Lesetipp: Wie Sie als Patientin besser mit der Ärztin kommunizieren
Vielleicht lohnt es sich, mehr Veranstaltungen in Deutschland zu organisieren, bei denen Flüchtlingen und Auswanderern die Traditionen und kulturellen Codes der Deutschen nicht nur erkannt, sondern erklärt werden. Um nicht nur zu verstehen, wie sie einen Brief an den Vermieter richtig schreiben sollten oder welches Geschenk sie ihren Nachbarn zur Einweihungsfeier mitbringen sollten, sondern auch, warum sie so schreiben oder ein solches Geschenk zum gegenseitigen Verständnis machen sollten.
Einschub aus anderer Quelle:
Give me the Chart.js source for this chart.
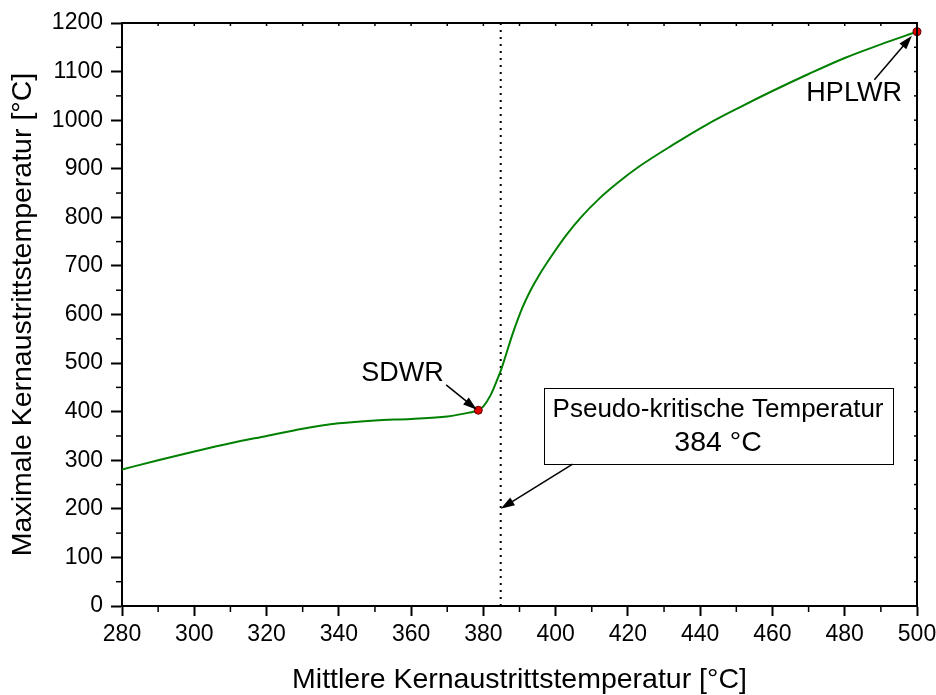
<!DOCTYPE html>
<html lang="de">
<head>
<meta charset="UTF-8">
<title>Kernaustrittstemperatur</title>
<script src="https://cdn.jsdelivr.net/npm/chart.js"></script>
<style>
  body { margin: 0; background: #fff; }
</style>
</head>
<body>
<canvas id="chart" width="936" height="695"></canvas>
<script>
// Kurve: mittlere vs. maximale Kernaustrittstemperatur
const curveX = [280, 290, 300, 310, 320, 330, 340, 350, 360, 370, 376, 378.6, 380, 382, 384, 384.9, 388.1, 390.8, 393, 395.5, 399, 403, 407, 412, 417, 423, 432.4, 441.6, 450.8, 460, 470, 480, 490, 500];
const curveY = [281, 300, 318, 335, 350, 365, 376, 382, 385, 390, 398, 403, 411, 434, 469, 486, 560, 614, 649, 682, 722, 764, 800, 838, 870, 904, 949, 990, 1026, 1060, 1095, 1128, 1156, 1182];

// markierte Reaktoren
const markerX = [378.6, 500];
const markerY = [403, 1182];
const markerNames = ['SDWR', 'HPLWR'];

// Achsenbeschriftung
const xTicks = [280, 300, 320, 340, 360, 380, 400, 420, 440, 460, 480, 500];
const yTicks = [0, 100, 200, 300, 400, 500, 600, 700, 800, 900, 1000, 1100, 1200];

const pseudoCritical = 384.8;
const boxLines = ['Pseudo-kritische Temperatur', '384 °C'];

const FONT = "'Liberation Sans', Arial, sans-serif";

function arrow(ctx, x1, y1, x2, y2) {
    const a = Math.atan2(y2 - y1, x2 - x1);
    const len = 14, w = 4.5;
    ctx.beginPath();
    ctx.moveTo(x1, y1);
    ctx.lineTo(x2 - Math.cos(a) * len * 0.8, y2 - Math.sin(a) * len * 0.8);
    ctx.stroke();
    ctx.beginPath();
    ctx.moveTo(x2, y2);
    ctx.lineTo(x2 - Math.cos(a) * len - Math.sin(a) * w, y2 - Math.sin(a) * len + Math.cos(a) * w);
    ctx.lineTo(x2 - Math.cos(a) * len + Math.sin(a) * w, y2 - Math.sin(a) * len - Math.cos(a) * w);
    ctx.closePath();
    ctx.fill();
}

// Nebenstriche, Rahmen oben/rechts, gepunktete Linie, Beschriftungen
const framePlugin = {
    id: 'frame',
    beforeDatasetsDraw(chart) {
        const { ctx, chartArea: ca, scales: { x } } = chart;
        ctx.save();
        const px = x.getPixelForValue(pseudoCritical);
        ctx.strokeStyle = '#000';
        ctx.lineWidth = 2;
        ctx.setLineDash([2, 5]);
        ctx.beginPath();
        ctx.moveTo(px, ca.bottom);
        ctx.lineTo(px, ca.top);
        ctx.stroke();
        ctx.restore();
    },
    afterDraw(chart) {
        const { ctx, chartArea: ca, scales: { x, y } } = chart;
        ctx.save();
        ctx.strokeStyle = '#000';
        ctx.fillStyle = '#000';
        ctx.lineWidth = 2;
        // Rahmen oben und rechts
        ctx.beginPath();
        ctx.moveTo(ca.left - 1, ca.top);
        ctx.lineTo(ca.right, ca.top);
        ctx.lineTo(ca.right, ca.bottom);
        ctx.stroke();
        ctx.lineWidth = 1.5;
        for (let v = 290; v < 500; v += 20) {
            const p = x.getPixelForValue(v);
            ctx.beginPath(); ctx.moveTo(p, ca.bottom); ctx.lineTo(p, ca.bottom + 6); ctx.stroke();
        }
        for (let v = 50; v < 1200; v += 100) {
            const p = y.getPixelForValue(v);
            ctx.beginPath(); ctx.moveTo(ca.left, p); ctx.lineTo(ca.left - 6, p); ctx.stroke();
        }
        for (let v = 290; v < 500; v += 10) {
            const p = x.getPixelForValue(v);
            ctx.beginPath(); ctx.moveTo(p, ca.top); ctx.lineTo(p, ca.top + 3); ctx.stroke();
        }
        for (let v = 50; v < 1200; v += 50) {
            const p = y.getPixelForValue(v);
            ctx.beginPath(); ctx.moveTo(ca.right, p); ctx.lineTo(ca.right - 3, p); ctx.stroke();
        }

        // SDWR / HPLWR
        ctx.font = '27px ' + FONT;
        ctx.textAlign = 'center';
        ctx.textBaseline = 'middle';
        ctx.fillText(markerNames[0], x.getPixelForValue(357.6), y.getPixelForValue(478));
        arrow(ctx, x.getPixelForValue(369.7), y.getPixelForValue(455), x.getPixelForValue(378.2), y.getPixelForValue(404));
        ctx.fillText(markerNames[1], x.getPixelForValue(482.6), y.getPixelForValue(1054));
        arrow(ctx, x.getPixelForValue(488.2), y.getPixelForValue(1083), x.getPixelForValue(498.6), y.getPixelForValue(1174));

        // Kasten
        const bx1 = x.getPixelForValue(396.7), bx2 = x.getPixelForValue(493.2);
        const by1 = y.getPixelForValue(448), by2 = y.getPixelForValue(292);
        ctx.fillStyle = '#fff';
        ctx.fillRect(bx1, by1, bx2 - bx1, by2 - by1);
        ctx.lineWidth = 1;
        ctx.strokeRect(Math.round(bx1) + 0.5, Math.round(by1) + 0.5, Math.round(bx2 - bx1), Math.round(by2 - by1));
        ctx.fillStyle = '#000';
        const cx = (bx1 + bx2) / 2;
        ctx.font = '26px ' + FONT;
        ctx.fillText(boxLines[0], cx, y.getPixelForValue(403));
        ctx.font = '28.5px ' + FONT;
        ctx.fillText(boxLines[1], cx, y.getPixelForValue(335));
        ctx.lineWidth = 1.5;
        arrow(ctx, x.getPixelForValue(404.7), y.getPixelForValue(292), x.getPixelForValue(pseudoCritical), y.getPixelForValue(200));
        ctx.restore();
    }
};

const ctx = document.getElementById('chart').getContext('2d');
const chart = new Chart(ctx, {
    type: 'scatter',
    data: {
        datasets: [{
            label: 'Reaktoren',
            data: markerX.map((v, i) => ({ x: v, y: markerY[i] })),
            pointRadius: 4,
            pointBackgroundColor: '#e00000',
            pointBorderColor: '#600000',
            pointBorderWidth: 1,
            showLine: false,
            clip: false,
            order: 0
        }, {
            label: 'Kurve',
            data: curveX.map((v, i) => ({ x: v, y: curveY[i] })),
            showLine: true,
            borderColor: '#008000',
            borderWidth: 2,
            pointRadius: 0,
            cubicInterpolationMode: 'monotone',
            order: 1
        }]
    },
    options: {
        responsive: false,
        animation: false,
        devicePixelRatio: 1,
        layout: { padding: { left: 0, right: 19, top: 23, bottom: 0 } },
        plugins: { legend: { display: false }, tooltip: { enabled: false } },
        scales: {
            x: {
                type: 'linear',
                min: 280, max: 500,
                afterBuildTicks: s => { s.ticks = xTicks.map(v => ({ value: v })); },
                afterFit: s => { s.height = 89; s.paddingLeft = 0; s.paddingRight = 0; },
                grid: { drawOnChartArea: false, tickLength: 10, tickColor: '#000', tickWidth: 2 },
                border: { display: true, color: '#000', width: 2 },
                ticks: { color: '#000', font: { family: FONT, size: 23 }, padding: 5, maxRotation: 0, callback: v => String(v) },
                title: { display: true, text: 'Mittlere Kernaustrittstemperatur [°C]', color: '#000', font: { family: FONT, size: 28.5 }, padding: { top: 0, bottom: -2 } }
            },
            y: {
                min: 0, max: 1200,
                afterBuildTicks: s => { s.ticks = yTicks.map(v => ({ value: v })); },
                afterFit: s => { s.width = 122; s.paddingTop = 0; s.paddingBottom = 0; },
                grid: { drawOnChartArea: false, tickLength: 11, tickColor: '#000', tickWidth: 2 },
                border: { display: true, color: '#000', width: 2 },
                ticks: { color: '#000', font: { family: FONT, size: 23 }, padding: 8, callback: v => String(v) },
                title: { display: true, text: 'Maximale Kernaustrittstemperatur [°C]', color: '#000', font: { family: FONT, size: 28.5 }, padding: { top: 6, bottom: 0 } }
            }
        }
    },
    plugins: [framePlugin]
});
</script>
</body>
</html>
Das ist genau das, was ich vor zehn Jahren brauchte, um mein Leben in diesem Land schnell und effizient zu organisieren.
Ich bin sicher, dass dies anderen neu angekommenen Auswanderern/Flüchtlingen in Deutschland helfen kann, den Integrationsprozess viel einfacher und erfolgreicher zu durchlaufen. Und damit einhergehend wird das gegenseitige Verständnis zwischen den Menschen zunehmen. Das ist doch eines der Hauptziele der Toleranz, nicht wahr?